A agência reguladora, a bem da verdade, não é a única a não estar preparada para a LGPD, apesar dos dois anos de prazo para isso. Muitos empresários demoraram a acordar para a necessidade de se adaptar ao que pede a nova lei e agora, às vésperas de sua entrada em vigor, está em curso uma desenfreada corrida contra o tempo.
“Muita gente deixou para a última hora. Eu tenho recebido no escritório muitos clientes que estão aflitos para se adequar, o que deveriam ter feito antes”, contou Opice Blum. “Na Europa, há uma estimativa de que 30% das empresas entraram em conformidade com a lei deles (GDPR).
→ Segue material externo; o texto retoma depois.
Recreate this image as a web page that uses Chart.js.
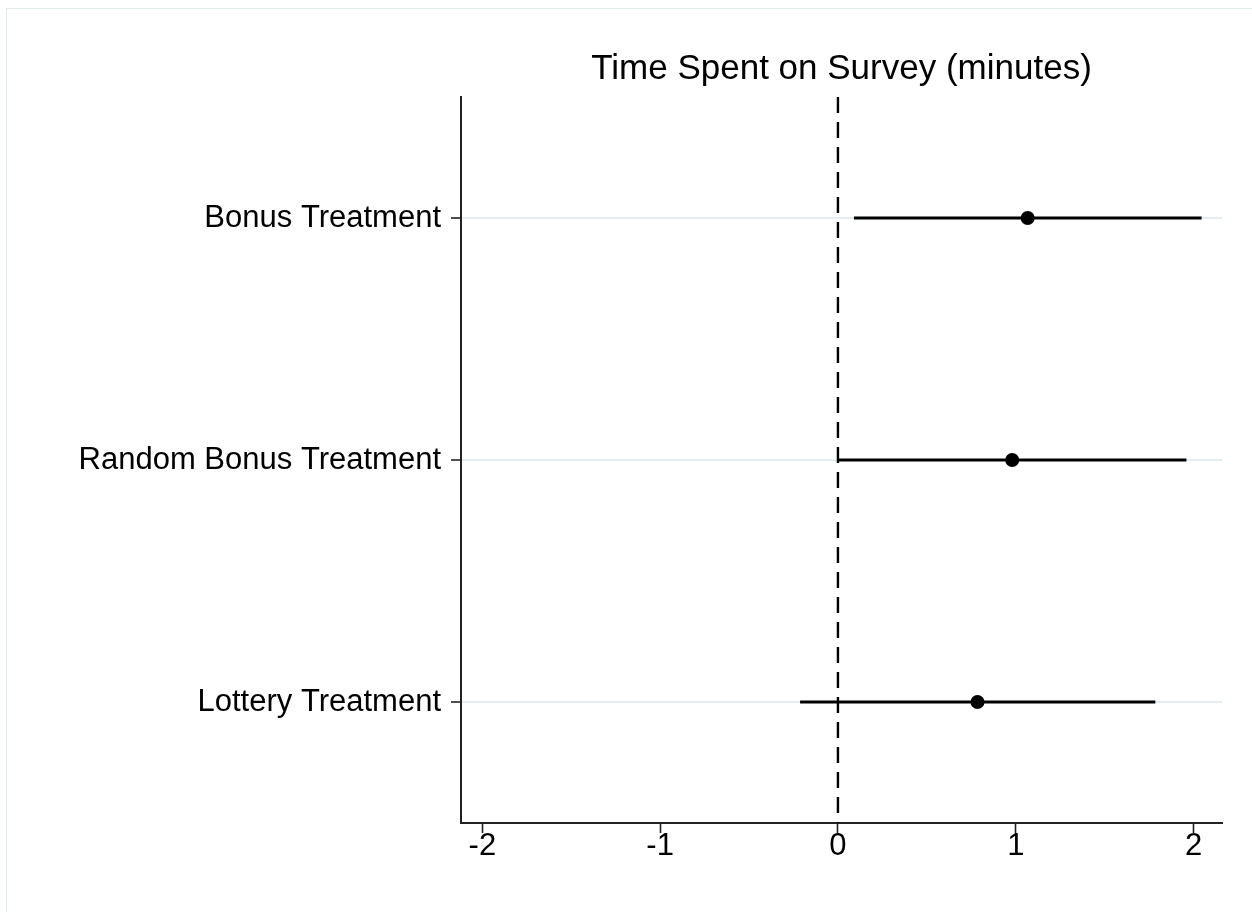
<!DOCTYPE html>
<html>
<head>
<meta charset="utf-8">
<title>Time Spent on Survey</title>
<script src="https://cdn.jsdelivr.net/npm/chart.js@4"></script>
<style>
  html, body { margin: 0; padding: 0; background: #fff; }
  #wrap { position: relative; width: 1252px; height: 912px; }
  #chart { display: block; }
  #frame {
    position: absolute; left: 6px; top: 8px; right: 0; bottom: 0;
    border-left: 1px solid #e3eded; border-top: 1px solid #e3eded;
    pointer-events: none;
  }
</style>
</head>
<body>
<div id="wrap">
  <canvas id="chart" width="1252" height="912"></canvas>
  <div id="frame"></div>
</div>
<script>
// ==========================================
//  COEFFICIENT PLOT: TIME SPENT ON SURVEY
// ==========================================

// --- data ---
var CATEGORIES = ['Bonus Treatment', 'Random Bonus Treatment', 'Lottery Treatment'];
var ESTIMATES  = [1.067, 0.98, 0.785];
var CI_LOW     = [0.09, 0.0, -0.213];
var CI_HIGH    = [2.045, 1.96, 1.785];
var X_TICKS    = [-2, -1, 0, 1, 2];
var X_MIN = -2.12, X_MAX = 2.16;

var FONT_NAME = "'Liberation Sans', Arial, Helvetica, sans-serif";
var INK       = '#000';
var AXIS      = '#222';
var ROW_GRID  = '#e4eef0';

// one line per confidence interval
var ciSets = CATEGORIES.map(function (c, i) {
  return {
    type:        'line',
    label:       c + ' CI',
    data:        [{ x: CI_LOW[i], y: i }, { x: CI_HIGH[i], y: i }],
    borderColor: INK,
    borderWidth: 2.8,
    pointRadius: 0,
    showLine:    true,
    order:       2,
  };
});

var zeroLine = {
  type:        'line',
  label:       'zero',
  data:        [{ x: 0, y: -0.5 }, { x: 0, y: CATEGORIES.length - 0.5 }],
  borderColor: INK,
  borderWidth: 2.4,
  borderDash:  [16, 9],
  pointRadius: 0,
  showLine:    true,
  order:       3,
};

var points = {
  type:                 'scatter',
  label:                'estimate',
  data:                 ESTIMATES.map(function (v, i) { return { x: v, y: i }; }),
  pointRadius:          7,
  pointBackgroundColor: INK,
  pointBorderColor:     INK,
  pointBorderWidth:     0,
  order:                1,
};

new Chart(document.getElementById('chart'), {
  type: 'scatter',
  data: { datasets: [zeroLine].concat(ciSets, [points]) },
  options: {
    responsive:          false,
    animation:           false,
    layout: { padding: { left: 0, right: 30, top: 0, bottom: 0 } },
    plugins: {
      legend:  { display: false },
      tooltip: { enabled: false },
      title: {
        display:  true,
        text:     'Time Spent on Survey (minutes)',
        color:    INK,
        fullSize: false,
        font:     { family: FONT_NAME, size: 35, weight: 'normal', lineHeight: 1.2 },
        padding:  { top: 48, bottom: 7 },
      },
    },
    scales: {
      x: {
        type: 'linear',
        min:  X_MIN,
        max:  X_MAX,
        afterBuildTicks: function (s) { s.ticks = X_TICKS.map(function (v) { return { value: v }; }); },
        afterFit: function (s) { s.height = 89; },
        grid:   { drawOnChartArea: false, drawTicks: true, tickLength: 10, tickColor: AXIS, tickWidth: 1.6 },
        border: { display: true, color: AXIS, width: 2 },
        ticks: {
          color:   INK,
          padding: -5,
          font:    { family: FONT_NAME, size: 31 },
          callback: function (v) { return String(v); },
        },
      },
      y: {
        type:    'linear',
        reverse: true,
        min:     -0.5,
        max:     CATEGORIES.length - 0.5,
        afterBuildTicks: function (s) { s.ticks = CATEGORIES.map(function (c, i) { return { value: i }; }); },
        afterFit: function (s) { s.width = 461; },
        grid:   { color: ROW_GRID, lineWidth: 2, drawTicks: true, tickLength: 10, tickColor: AXIS, tickWidth: 1.6 },
        border: { display: true, color: AXIS, width: 2 },
        ticks: {
          color:   INK,
          padding: 10,
          font:    { family: FONT_NAME, size: 31 },
          callback: function (v) { return CATEGORIES[v]; },
        },
      },
    },
  },
});
</script>
</body>
</html>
Aqui no Brasil, se a gente tiver 15% no momento da entrada em vigência da LGPD já será excelente”, completou ele.
Não há dúvidas de que o fato de as sanções só começarem a ser aplicadas daqui a um ano contribuiu para o relaxamento dos empresários, mas isso pode ser um comportamento bastante perigoso, como alerta Juliana Joppert Lopes.
“Já temos casos no Judiciário em que os princípios da LGPD foram usados para penalizar empresas. Por mais que as penalidades estejam em stand-by, a lei logo estará em vigor, então as empresas precisam se adequar o quanto antes”, disse a advogada. Ela esclarece que, com a nova legislação, o vazamento de dados pessoais não será a única fonte de punições para as empresas. “Na Europa, nesses dois anos de vigência da GDPR, as maiores multas não foram para as empresas que vazaram dados, mas para as que não conseguiram demonstrar a existência de mecanismo de segurança para a proteção dos dados. Imagino que aqui vai acontecer a mesma coisa.”